How Do Continuous Flow Water Heaters Work?February 13, 2019
Like most water heating systems, copper pipes are working industriously under the hood of this appliance. But they’re not just transporting the hot liquid, nor are they storing the water. No, in continuous flow water heaters, copper pipes function as the central heating elements within the heater housing. They receive cold water, just like any other appliance in this class. From here, though, the operational mechanics alter significantly.
A Hot Copper-Tubed Heart
In place of a standard dip tube and a group of water-transporting copper tubes, plus that all-important storage tank and elements, the design is condensed down to a much more efficient water heating configuration. The thermal energy is delivered straight to the copper tubes, which curve and corkscrew around a system heat exchanger. A compact burner unit is located below this heat exchanger assembly. It lays inactive until a hot water tap is turned. And that’s the secret to its success, an electronically ignited burner, one that’s not ceaselessly warming a storage tank.

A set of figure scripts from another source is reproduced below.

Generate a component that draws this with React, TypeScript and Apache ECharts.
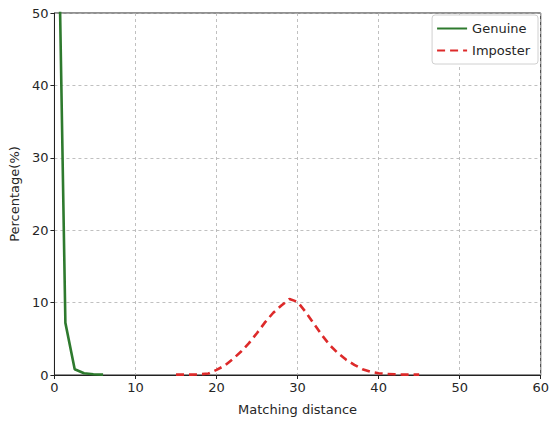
import React, { useEffect, useRef } from "react";
import * as echarts from "echarts";

const genuineX = [0.2, 1.35, 2.5, 3.65, 4.8, 6.0];
const genuineY = [83, 7.2, 0.8, 0.25, 0.1, 0.05];

const imposterX = [15, 16, 17, 18, 19, 20, 21, 22, 23, 24, 25, 26, 27, 28, 29, 30, 31, 32, 33, 34, 35, 36, 37, 38, 39, 40, 41, 42, 43, 44, 45];
const imposterY = [0.05, 0.05, 0.05, 0.1, 0.2, 0.7, 1.3, 2.2, 3.2, 4.4, 5.8, 7.3, 8.6, 9.6, 10.5, 10.1, 8.7, 7.1, 5.5, 4.1, 3.0, 2.1, 1.4, 0.8, 0.45, 0.25, 0.15, 0.1, 0.05, 0.05, 0.05];

const seriesNames = ["Genuine", "Imposter"];
const xTitle = "Matching distance";
const yTitle = "Percentage(%)";

const FONT = "DejaVu Sans";

export default function App() {
  const ref = useRef<HTMLDivElement>(null);
  useEffect(() => {
    if (!ref.current) return;
    const chart = echarts.init(ref.current, undefined, { renderer: "svg" });
    const gridLine = { show: true, lineStyle: { color: "#b0b0b0", type: [3, 3] as any, width: 0.8 } };
    chart.setOption({
      animation: false,
      backgroundColor: "#fff",
      grid: {
        left: 54,
        right: 8,
        top: 13,
        bottom: 46,
        show: true,
        borderColor: "#222",
        borderWidth: 1,
        backgroundColor: "transparent",
      },
      legend: {
        right: 14,
        top: 15,
        orient: "vertical",
        itemWidth: 30,
        itemHeight: 10,
        itemGap: 9,
        padding: [7, 8, 7, 4],
        borderColor: "#d0d0d0",
        borderWidth: 1,
        borderRadius: 3,
        backgroundColor: "#fff",
        itemStyle: { opacity: 0 },
        textStyle: { fontFamily: FONT, fontSize: 13, color: "#262626" },
        data: seriesNames,
      },
      xAxis: {
        type: "value",
        min: 0,
        max: 60,
        interval: 10,
        name: xTitle,
        nameLocation: "middle",
        nameGap: 28,
        nameTextStyle: { fontFamily: FONT, fontSize: 13, color: "#262626" },
        axisLine: { show: true, onZero: false, lineStyle: { color: "#222", width: 1 } },
        axisTick: { show: true, inside: false, length: 4, lineStyle: { color: "#222" } },
        axisLabel: { fontFamily: FONT, fontSize: 13, color: "#262626", margin: 6 },
        splitLine: gridLine,
      },
      yAxis: {
        type: "value",
        min: 0,
        max: 50,
        interval: 10,
        name: yTitle,
        nameLocation: "middle",
        nameGap: 31,
        nameTextStyle: { fontFamily: FONT, fontSize: 13, color: "#262626" },
        axisLine: { show: true, onZero: false, lineStyle: { color: "#222", width: 1 } },
        axisTick: { show: true, inside: false, length: 4, lineStyle: { color: "#222" } },
        axisLabel: { fontFamily: FONT, fontSize: 13, color: "#262626", margin: 6 },
        splitLine: gridLine,
      },
      series: [
        {
          name: seriesNames[0],
          type: "line",
          symbol: "none",
          clip: true,
          data: genuineX.map((x, i) => [x, genuineY[i]]),
          lineStyle: { color: "#2e7a2e", width: 2.6 },
          itemStyle: { color: "#2e7a2e" },
          z: 3,
        },
        {
          name: seriesNames[1],
          type: "line",
          symbol: "none",
          clip: true,
          data: imposterX.map((x, i) => [x, imposterY[i]]),
          lineStyle: { color: "#dd2a2a", width: 2.6, type: [8, 5] as any },
          itemStyle: { color: "#dd2a2a" },
          z: 3,
        },
      ],
    });
    return () => chart.dispose();
  }, []);
  return <div ref={ref} style={{ width: 552, height: 421, position: "absolute", left: 0, top: 0 }} />;
}
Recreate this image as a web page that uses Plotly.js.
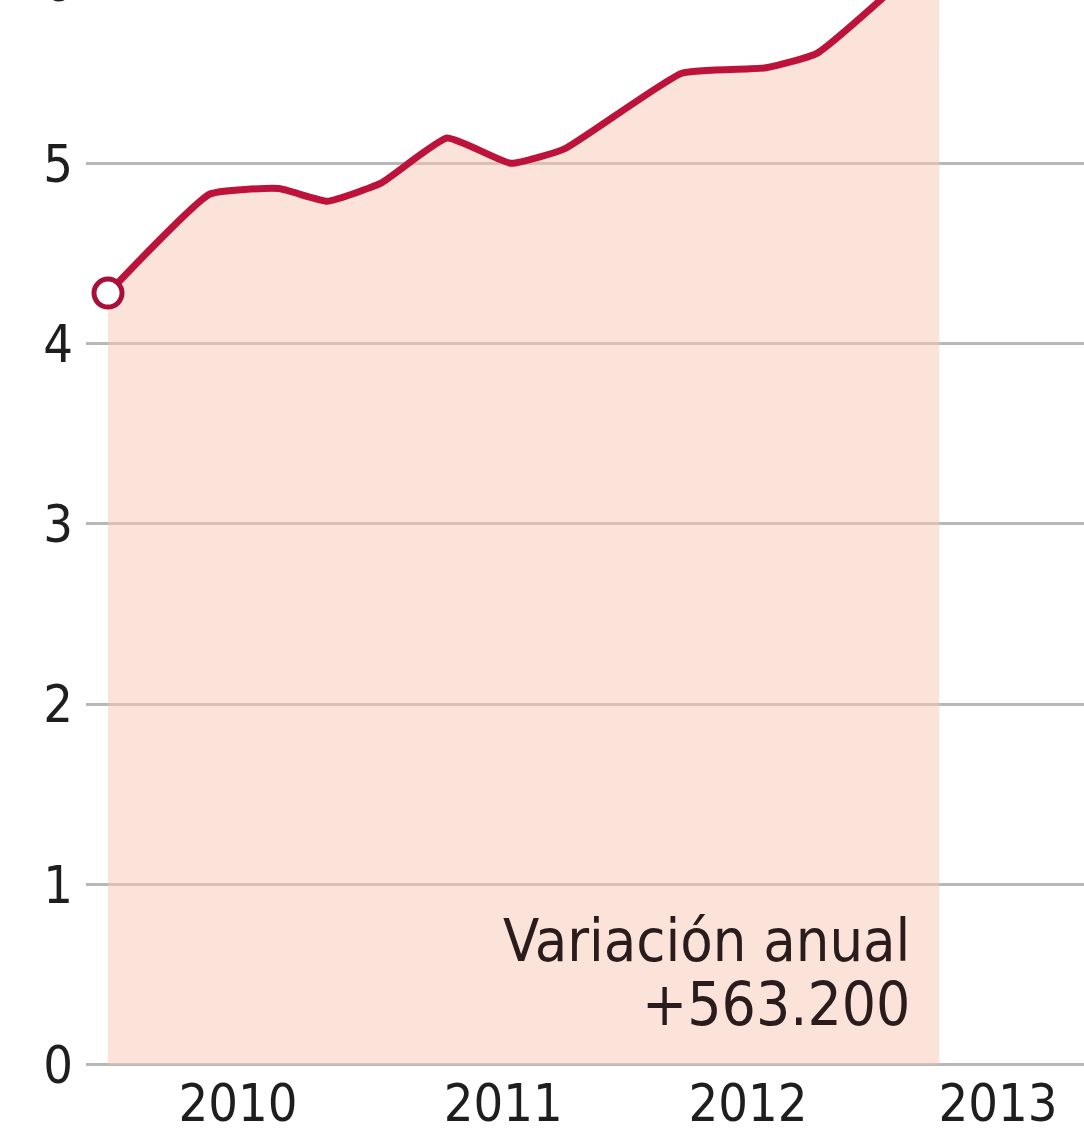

An Electronically Ignited Fire
Without a pilot light or an inefficient appliance thermostat, the microprocessor controlled ignition delivers high-tolerance temperature control. The heat is controllable to plus or minus a single degree Celsius, in other words. Now, having framed the basic building blocks, let’s go deeper. That heat exchanger doesn’t operate by itself, there are feedback-tuned components that converse digitally with the microprocessor managed burner. For example, there’s a water mixing valve and flow sensor located inline. They’re positioned way back at the cold water inlet tube. For the hot water outlet, a temperature sensor safely controls the thermal characteristics of the outgoing stream, so a bather is always protected from scalds.
Opting For an Electrically Powered Counterpart
Gas-fueled models are more efficient than their electrically powered counterparts. Generally speaking, the fan and gas burner configuration operates superbly when paired with an ignition and fuel regulating assembly. However, especially when gas isn’t available, an electric appliance may be the only workable option. In this case, the burner/fan module is replaced by a number of elements, which are designed to instantly heat those same cold water-carrying copper tubes. Heat exchanger technology still applies here, but the required quantity of electrical energy may make the option less desirable, particularly when used in a region that uses high electrical energy tariffs.
Short-circuiting old design approaches, the storage tank is dropped from the appliance blueprint. On continuous flow water heaters, it’s the heat exchanger, ignition microprocessor and tightly arrayed package of copper tubes that sits at the heart of the design, not an inefficient, energy-sapping storage tank.